Example of > 8GByte consumption:
# 8+ GByte usage!
--loglevel ALL -l eng --psm 11 --oem 3 --tessdata-dir E:\ocr/tessdata_best -c debug_file=tessdata_best-PSM11-OEM3-TH0-USIZE-2700x13366-debug.log -c thresholding_method=0 -c document_title=tessdata_best-PSM11-OEM3-TH0-1001-000-0003-b-leveled E:\ocr\sizes/D_RUN_data-1001-000-0003-b-leveled/DERIVSRC-1001-000-0003-b-leveled-USIZE-2700x13366.webp tessdata_best-PSM11-OEM3-TH0-USIZE-2700x13366 hocr txt tsv wordstrbox E:\ocr\sizes/tess_run_01_D_RUN.conf
from https://github.com/GerHobbelt/tesseract-bulk-testing-fun-with-assertion-failures
PLUS do this in a thread pool, i.e. remove it from the critical execution path, as it turns out producing WebP takes a heck of a lot of time!
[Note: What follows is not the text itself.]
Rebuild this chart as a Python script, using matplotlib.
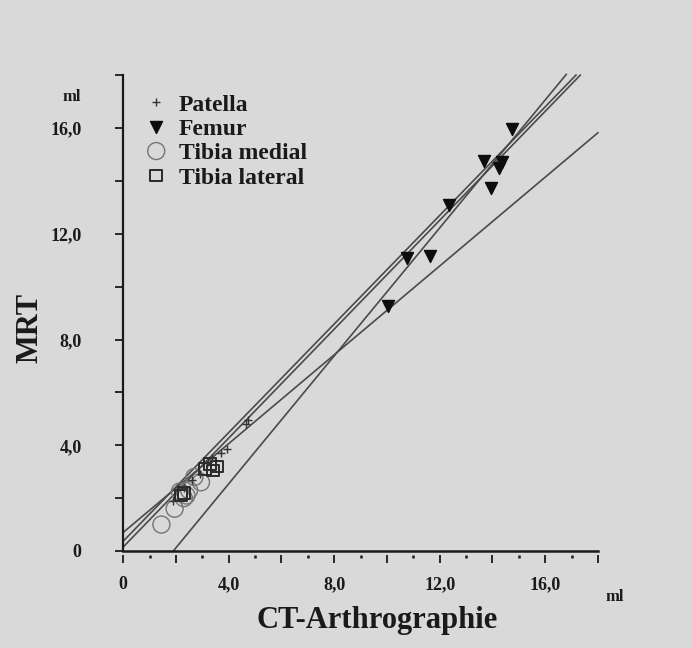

Great, tiny, lossless images but boy, does it guzzle CPU cycles to produce these!
PNG is produced faster, as is 99% quality JPEGs, but they all require nontrivial amounts of CPU time, which can be off-loaded to other cores, at least when doing this in single runs.
For tesseract batch processing, we loose either way so we need to find a tolerable optimum output format (compression time vs. consumed disk space) for that. Decompressing afterwards is an alternative we also may want to consider, i.e. completely offloading the image minification to outside means.
PLUS measure their construction + writing-to-disk timing for the performance report statistics; preferably identifiable stats i.e. which image cost how much?